Task to complete >> Write the lines out again, from the top of the material to the line containing "import numpy as np", pictures excluded.

Data extract >>
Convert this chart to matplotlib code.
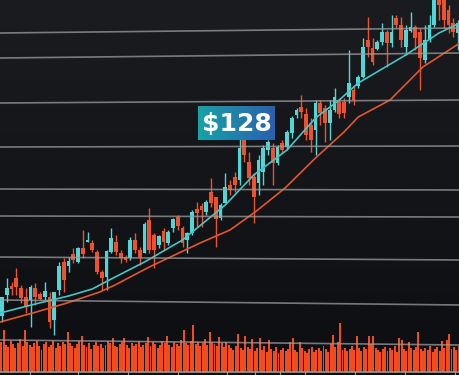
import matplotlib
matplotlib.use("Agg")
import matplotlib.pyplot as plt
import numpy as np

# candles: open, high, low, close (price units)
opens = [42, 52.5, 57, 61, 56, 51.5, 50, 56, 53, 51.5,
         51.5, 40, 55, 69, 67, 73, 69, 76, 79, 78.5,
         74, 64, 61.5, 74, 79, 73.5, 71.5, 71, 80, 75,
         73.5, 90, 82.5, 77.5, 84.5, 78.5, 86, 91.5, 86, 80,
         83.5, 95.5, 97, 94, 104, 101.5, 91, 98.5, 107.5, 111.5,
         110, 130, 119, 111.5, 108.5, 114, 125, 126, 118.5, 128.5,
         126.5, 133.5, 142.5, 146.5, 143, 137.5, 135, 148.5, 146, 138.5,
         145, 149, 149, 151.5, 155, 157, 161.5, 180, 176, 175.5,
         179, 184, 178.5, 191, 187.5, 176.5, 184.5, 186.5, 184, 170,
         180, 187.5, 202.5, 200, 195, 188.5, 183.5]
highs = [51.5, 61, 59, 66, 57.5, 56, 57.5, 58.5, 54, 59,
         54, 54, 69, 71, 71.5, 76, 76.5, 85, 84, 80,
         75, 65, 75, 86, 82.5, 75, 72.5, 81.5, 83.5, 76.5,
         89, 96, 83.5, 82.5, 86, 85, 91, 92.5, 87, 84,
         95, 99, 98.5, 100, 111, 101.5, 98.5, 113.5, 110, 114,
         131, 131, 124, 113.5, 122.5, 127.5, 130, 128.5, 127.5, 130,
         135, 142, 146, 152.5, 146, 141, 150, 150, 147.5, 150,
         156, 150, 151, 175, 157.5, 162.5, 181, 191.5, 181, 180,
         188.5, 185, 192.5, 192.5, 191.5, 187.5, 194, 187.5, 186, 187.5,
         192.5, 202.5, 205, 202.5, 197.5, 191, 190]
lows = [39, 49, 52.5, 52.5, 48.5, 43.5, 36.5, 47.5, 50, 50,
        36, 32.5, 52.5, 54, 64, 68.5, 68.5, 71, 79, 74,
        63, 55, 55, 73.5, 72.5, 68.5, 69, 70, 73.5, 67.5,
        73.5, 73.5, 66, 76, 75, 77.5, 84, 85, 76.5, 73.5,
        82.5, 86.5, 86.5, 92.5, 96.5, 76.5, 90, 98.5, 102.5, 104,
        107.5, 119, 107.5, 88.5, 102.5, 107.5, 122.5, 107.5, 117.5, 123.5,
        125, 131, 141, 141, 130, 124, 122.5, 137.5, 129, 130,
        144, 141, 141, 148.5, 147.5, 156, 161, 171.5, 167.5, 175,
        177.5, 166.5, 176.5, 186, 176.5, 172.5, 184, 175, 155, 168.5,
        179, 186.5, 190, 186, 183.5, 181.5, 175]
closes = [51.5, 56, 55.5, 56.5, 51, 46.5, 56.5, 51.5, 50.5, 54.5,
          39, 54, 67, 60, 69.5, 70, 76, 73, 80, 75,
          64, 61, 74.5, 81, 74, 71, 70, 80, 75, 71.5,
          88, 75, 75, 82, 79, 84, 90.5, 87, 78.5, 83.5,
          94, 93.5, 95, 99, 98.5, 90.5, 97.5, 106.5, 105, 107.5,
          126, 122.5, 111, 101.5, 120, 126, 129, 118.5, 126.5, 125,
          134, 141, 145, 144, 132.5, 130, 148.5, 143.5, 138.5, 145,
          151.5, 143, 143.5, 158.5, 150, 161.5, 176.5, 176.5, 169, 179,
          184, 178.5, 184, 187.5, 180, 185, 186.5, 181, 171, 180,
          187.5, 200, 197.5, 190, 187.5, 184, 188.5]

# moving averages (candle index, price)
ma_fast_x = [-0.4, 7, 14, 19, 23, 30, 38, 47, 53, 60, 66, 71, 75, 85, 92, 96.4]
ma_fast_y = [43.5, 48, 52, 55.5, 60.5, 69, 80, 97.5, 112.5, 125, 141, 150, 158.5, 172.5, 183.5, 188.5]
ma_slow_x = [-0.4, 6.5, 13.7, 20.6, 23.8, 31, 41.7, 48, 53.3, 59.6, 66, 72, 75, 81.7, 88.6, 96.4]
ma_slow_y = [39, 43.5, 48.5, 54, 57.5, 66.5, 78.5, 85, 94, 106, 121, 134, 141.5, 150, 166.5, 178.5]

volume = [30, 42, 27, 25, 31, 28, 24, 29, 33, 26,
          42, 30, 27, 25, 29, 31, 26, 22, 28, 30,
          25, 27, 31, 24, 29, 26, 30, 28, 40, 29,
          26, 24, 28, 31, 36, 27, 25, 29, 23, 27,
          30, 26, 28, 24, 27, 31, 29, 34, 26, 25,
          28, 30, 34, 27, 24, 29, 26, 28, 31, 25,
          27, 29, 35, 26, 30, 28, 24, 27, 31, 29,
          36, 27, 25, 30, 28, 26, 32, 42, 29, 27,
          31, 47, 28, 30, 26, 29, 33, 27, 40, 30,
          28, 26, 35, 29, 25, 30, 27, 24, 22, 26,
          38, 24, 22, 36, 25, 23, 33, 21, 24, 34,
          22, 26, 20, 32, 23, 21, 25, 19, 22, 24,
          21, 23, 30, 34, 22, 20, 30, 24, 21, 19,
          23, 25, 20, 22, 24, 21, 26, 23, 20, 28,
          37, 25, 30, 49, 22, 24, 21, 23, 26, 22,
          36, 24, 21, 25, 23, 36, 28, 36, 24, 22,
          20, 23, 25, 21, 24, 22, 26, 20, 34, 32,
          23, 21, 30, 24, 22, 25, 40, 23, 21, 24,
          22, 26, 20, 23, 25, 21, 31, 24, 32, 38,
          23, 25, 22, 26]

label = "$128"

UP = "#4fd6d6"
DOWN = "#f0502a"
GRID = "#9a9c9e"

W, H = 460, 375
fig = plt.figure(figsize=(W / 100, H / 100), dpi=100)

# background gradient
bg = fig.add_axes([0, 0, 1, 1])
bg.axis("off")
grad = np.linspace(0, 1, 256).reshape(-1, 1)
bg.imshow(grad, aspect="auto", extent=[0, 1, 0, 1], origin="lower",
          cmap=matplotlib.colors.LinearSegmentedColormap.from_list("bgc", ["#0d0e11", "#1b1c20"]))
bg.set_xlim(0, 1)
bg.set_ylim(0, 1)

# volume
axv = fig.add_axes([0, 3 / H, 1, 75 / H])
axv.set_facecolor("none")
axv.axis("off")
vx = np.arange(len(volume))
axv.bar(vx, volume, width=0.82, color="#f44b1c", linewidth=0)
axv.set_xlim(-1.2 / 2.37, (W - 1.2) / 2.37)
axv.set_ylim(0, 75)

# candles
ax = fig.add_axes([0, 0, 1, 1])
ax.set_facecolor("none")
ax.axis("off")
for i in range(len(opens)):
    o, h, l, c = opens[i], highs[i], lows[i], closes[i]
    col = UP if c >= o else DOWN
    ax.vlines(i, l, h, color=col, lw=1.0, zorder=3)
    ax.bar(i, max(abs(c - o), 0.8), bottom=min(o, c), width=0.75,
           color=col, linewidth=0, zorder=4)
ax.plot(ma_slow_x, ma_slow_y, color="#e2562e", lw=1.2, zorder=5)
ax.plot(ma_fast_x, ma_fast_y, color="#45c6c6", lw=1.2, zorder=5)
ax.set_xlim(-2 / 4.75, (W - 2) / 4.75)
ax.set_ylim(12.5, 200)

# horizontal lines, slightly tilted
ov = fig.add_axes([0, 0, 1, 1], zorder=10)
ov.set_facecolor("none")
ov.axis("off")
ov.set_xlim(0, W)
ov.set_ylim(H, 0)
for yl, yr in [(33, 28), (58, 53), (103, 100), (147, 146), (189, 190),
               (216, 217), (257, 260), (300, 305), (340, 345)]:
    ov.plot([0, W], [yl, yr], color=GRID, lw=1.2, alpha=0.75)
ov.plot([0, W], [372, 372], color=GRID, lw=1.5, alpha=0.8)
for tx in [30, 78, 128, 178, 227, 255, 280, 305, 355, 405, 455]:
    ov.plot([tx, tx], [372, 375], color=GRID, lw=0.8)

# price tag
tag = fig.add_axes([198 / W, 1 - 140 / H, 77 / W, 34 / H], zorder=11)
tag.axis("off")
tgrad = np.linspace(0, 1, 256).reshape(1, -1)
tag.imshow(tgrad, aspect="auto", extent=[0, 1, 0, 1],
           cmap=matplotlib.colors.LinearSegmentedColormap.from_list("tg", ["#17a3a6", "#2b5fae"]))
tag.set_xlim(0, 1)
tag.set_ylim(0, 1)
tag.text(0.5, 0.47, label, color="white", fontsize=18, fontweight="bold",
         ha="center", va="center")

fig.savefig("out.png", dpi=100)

Task solution >>
Convert this chart to matplotlib code.
import matplotlib
matplotlib.use("Agg")
import matplotlib.pyplot as plt
import numpy as np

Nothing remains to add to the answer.